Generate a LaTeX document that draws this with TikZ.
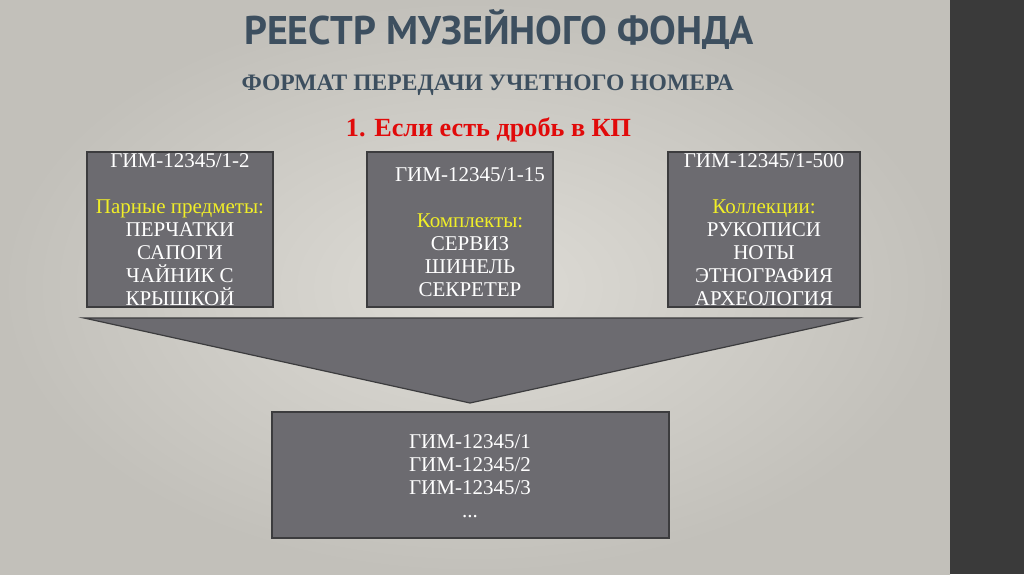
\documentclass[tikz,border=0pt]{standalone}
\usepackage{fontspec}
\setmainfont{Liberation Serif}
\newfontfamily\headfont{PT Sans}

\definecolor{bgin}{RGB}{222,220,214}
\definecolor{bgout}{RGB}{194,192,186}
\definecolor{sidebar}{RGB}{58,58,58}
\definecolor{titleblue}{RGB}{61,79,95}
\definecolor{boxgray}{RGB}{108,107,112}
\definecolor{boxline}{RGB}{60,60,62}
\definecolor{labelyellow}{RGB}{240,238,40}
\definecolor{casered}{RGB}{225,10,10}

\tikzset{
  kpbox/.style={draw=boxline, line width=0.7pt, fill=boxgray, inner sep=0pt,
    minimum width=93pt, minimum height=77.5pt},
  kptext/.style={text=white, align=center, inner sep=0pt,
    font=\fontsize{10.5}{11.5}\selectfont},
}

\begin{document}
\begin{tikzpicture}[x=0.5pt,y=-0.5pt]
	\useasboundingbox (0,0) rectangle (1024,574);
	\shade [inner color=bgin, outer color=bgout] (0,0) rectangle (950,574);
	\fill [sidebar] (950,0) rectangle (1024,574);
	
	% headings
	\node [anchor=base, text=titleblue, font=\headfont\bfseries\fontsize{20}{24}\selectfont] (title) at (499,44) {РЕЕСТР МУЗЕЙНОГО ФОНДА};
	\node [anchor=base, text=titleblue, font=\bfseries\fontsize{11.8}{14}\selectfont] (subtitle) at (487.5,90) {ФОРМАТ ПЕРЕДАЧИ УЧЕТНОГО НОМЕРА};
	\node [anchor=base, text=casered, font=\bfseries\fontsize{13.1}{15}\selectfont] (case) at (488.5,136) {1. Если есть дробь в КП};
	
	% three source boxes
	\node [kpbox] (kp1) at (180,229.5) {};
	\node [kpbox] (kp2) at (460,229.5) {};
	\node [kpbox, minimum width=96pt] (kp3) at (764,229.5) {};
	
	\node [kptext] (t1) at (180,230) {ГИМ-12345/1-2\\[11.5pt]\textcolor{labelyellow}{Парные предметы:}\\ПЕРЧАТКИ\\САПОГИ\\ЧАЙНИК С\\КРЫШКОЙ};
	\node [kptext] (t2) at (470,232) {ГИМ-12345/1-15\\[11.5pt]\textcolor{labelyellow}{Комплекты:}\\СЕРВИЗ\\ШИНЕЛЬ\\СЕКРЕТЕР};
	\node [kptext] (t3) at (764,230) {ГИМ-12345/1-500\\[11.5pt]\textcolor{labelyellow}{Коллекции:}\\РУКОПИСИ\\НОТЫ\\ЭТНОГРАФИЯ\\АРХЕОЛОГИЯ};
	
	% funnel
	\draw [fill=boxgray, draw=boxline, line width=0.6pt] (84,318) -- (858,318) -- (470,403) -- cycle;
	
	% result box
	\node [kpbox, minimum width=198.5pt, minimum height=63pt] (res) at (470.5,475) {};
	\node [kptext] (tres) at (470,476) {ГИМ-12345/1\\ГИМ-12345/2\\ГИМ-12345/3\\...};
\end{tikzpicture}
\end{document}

*Directions*
Except for the pictures, print the data above exactly.

*Answer below*
Generate a LaTeX document that draws this with TikZ.
\documentclass[tikz,border=0pt]{standalone}
\usepackage{fontspec}
\setmainfont{Liberation Serif}
\newfontfamily\headfont{PT Sans}

\definecolor{bgin}{RGB}{222,220,214}
\definecolor{bgout}{RGB}{194,192,186}
\definecolor{sidebar}{RGB}{58,58,58}
\definecolor{titleblue}{RGB}{61,79,95}
\definecolor{boxgray}{RGB}{108,107,112}
\definecolor{boxline}{RGB}{60,60,62}
\definecolor{labelyellow}{RGB}{240,238,40}
\definecolor{casered}{RGB}{225,10,10}

\tikzset{
  kpbox/.style={draw=boxline, line width=0.7pt, fill=boxgray, inner sep=0pt,
    minimum width=93pt, minimum height=77.5pt},
  kptext/.style={text=white, align=center, inner sep=0pt,
    font=\fontsize{10.5}{11.5}\selectfont},
}

\begin{document}
\begin{tikzpicture}[x=0.5pt,y=-0.5pt]
	\useasboundingbox (0,0) rectangle (1024,574);
	\shade [inner color=bgin, outer color=bgout] (0,0) rectangle (950,574);
	\fill [sidebar] (950,0) rectangle (1024,574);
	
	% headings
	\node [anchor=base, text=titleblue, font=\headfont\bfseries\fontsize{20}{24}\selectfont] (title) at (499,44) {РЕЕСТР МУЗЕЙНОГО ФОНДА};
	\node [anchor=base, text=titleblue, font=\bfseries\fontsize{11.8}{14}\selectfont] (subtitle) at (487.5,90) {ФОРМАТ ПЕРЕДАЧИ УЧЕТНОГО НОМЕРА};
	\node [anchor=base, text=casered, font=\bfseries\fontsize{13.1}{15}\selectfont] (case) at (488.5,136) {1. Если есть дробь в КП};
	
	% three source boxes
	\node [kpbox] (kp1) at (180,229.5) {};
	\node [kpbox] (kp2) at (460,229.5) {};
	\node [kpbox, minimum width=96pt] (kp3) at (764,229.5) {};
	
	\node [kptext] (t1) at (180,230) {ГИМ-12345/1-2\\[11.5pt]\textcolor{labelyellow}{Парные предметы:}\\ПЕРЧАТКИ\\САПОГИ\\ЧАЙНИК С\\КРЫШКОЙ};
	\node [kptext] (t2) at (470,232) {ГИМ-12345/1-15\\[11.5pt]\textcolor{labelyellow}{Комплекты:}\\СЕРВИЗ\\ШИНЕЛЬ\\СЕКРЕТЕР};
	\node [kptext] (t3) at (764,230) {ГИМ-12345/1-500\\[11.5pt]\textcolor{labelyellow}{Коллекции:}\\РУКОПИСИ\\НОТЫ\\ЭТНОГРАФИЯ\\АРХЕОЛОГИЯ};
	
	% funnel
	\draw [fill=boxgray, draw=boxline, line width=0.6pt] (84,318) -- (858,318) -- (470,403) -- cycle;
	
	% result box
	\node [kpbox, minimum width=198.5pt, minimum height=63pt] (res) at (470.5,475) {};
	\node [kptext] (tres) at (470,476) {ГИМ-12345/1\\ГИМ-12345/2\\ГИМ-12345/3\\...};
\end{tikzpicture}
\end{document}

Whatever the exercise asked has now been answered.